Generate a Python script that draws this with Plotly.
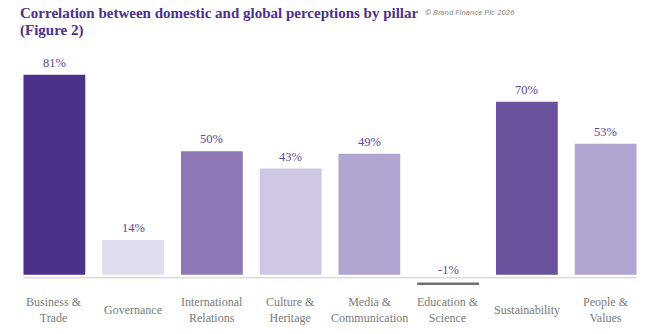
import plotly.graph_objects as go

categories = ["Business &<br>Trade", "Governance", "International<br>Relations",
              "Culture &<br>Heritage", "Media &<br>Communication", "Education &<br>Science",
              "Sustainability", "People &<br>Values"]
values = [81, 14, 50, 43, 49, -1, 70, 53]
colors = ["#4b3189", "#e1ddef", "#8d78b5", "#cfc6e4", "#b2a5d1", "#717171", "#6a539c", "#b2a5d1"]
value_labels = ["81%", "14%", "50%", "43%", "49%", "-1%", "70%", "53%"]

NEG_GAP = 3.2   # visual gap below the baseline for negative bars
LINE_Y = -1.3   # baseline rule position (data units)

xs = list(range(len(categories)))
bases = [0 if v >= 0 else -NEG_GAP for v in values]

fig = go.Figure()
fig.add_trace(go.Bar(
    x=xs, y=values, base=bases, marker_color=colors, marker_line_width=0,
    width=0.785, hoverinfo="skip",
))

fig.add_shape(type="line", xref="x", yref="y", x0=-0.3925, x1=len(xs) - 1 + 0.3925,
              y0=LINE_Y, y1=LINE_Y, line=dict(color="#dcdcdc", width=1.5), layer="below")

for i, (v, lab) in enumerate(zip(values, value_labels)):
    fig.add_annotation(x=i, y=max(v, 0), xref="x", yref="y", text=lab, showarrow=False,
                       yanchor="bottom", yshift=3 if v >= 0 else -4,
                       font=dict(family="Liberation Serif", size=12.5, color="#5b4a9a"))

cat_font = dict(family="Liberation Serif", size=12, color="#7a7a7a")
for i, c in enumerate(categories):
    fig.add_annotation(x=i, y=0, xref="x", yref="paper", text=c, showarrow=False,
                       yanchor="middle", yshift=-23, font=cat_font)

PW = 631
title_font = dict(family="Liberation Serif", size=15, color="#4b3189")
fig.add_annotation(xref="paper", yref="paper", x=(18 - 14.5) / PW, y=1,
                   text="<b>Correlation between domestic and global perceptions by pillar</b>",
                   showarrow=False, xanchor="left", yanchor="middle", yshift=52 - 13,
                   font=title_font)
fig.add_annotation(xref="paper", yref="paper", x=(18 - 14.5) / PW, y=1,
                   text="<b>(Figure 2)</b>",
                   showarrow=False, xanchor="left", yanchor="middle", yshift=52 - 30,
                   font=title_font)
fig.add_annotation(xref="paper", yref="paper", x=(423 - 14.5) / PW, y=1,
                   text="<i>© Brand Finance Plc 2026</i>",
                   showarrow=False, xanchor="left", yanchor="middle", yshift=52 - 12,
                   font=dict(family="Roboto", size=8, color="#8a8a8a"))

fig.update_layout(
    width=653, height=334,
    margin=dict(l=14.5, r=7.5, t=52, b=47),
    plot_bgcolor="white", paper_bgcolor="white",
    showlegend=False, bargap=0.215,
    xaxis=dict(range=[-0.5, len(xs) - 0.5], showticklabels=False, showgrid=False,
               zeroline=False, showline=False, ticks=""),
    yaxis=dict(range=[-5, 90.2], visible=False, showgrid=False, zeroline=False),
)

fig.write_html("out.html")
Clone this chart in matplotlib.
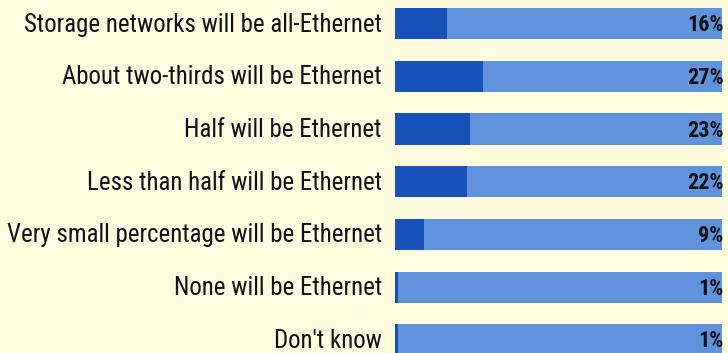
===============
» Instructions to follow
Begin with the first line of the entries above and write out each line exactly, ending with the line containing "import plotly.graph_objects as go". Leave out pictures.

» Solution
Generate a Python script that draws this with Plotly.
import plotly.graph_objects as go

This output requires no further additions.